Are natural disaster death tolls higher?

Ever since the Earthquake in Iran on December 26, 2003 I’ve become increasingly aware of natural disasters with high death tolls. Am I just more aware and informed now, or is this statistically normal for the population?

I just read about a Mayan landslide that took out a Mayan village of about 1200 because of Hurricane Stan, the same weekend as that huge quake in Pakistan/India/Afghanistan.

Erek

Higher than when? Death tolls in many areas would be expected to be higher during the past century than earlier simply because of the large increase in global population, especially in the Third World where housing is less adequate to stand up to disasters.

Say, higher than a decade prior, and higher than the decade before that I suppose.
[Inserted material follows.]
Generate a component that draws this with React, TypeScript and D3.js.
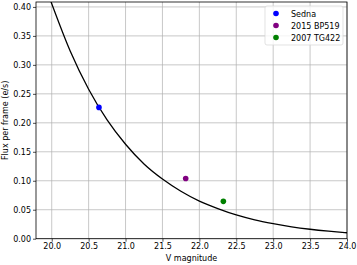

I’m not looking for any causes here, just to see how my perception is impacting my knowledge of the reality of the situation.

I’m wonder proportionally as well. It just seems like natural disasters have claimed nearly 200,000 lives in less than two years. That seems like a fairly significant percentage.

Most Recent Natural Disasters Were Not the Century’s Worst

Ok, well that answers that.

Thanks

With the recent earthquake and landslides, are we still about average for death tolls this year?

For perspective: India has a population of a billion. The country has an annual death rate of around 9 per 1000. That’s 9 million people dead each year. A natural disaster would have a hard time making a dent in that number.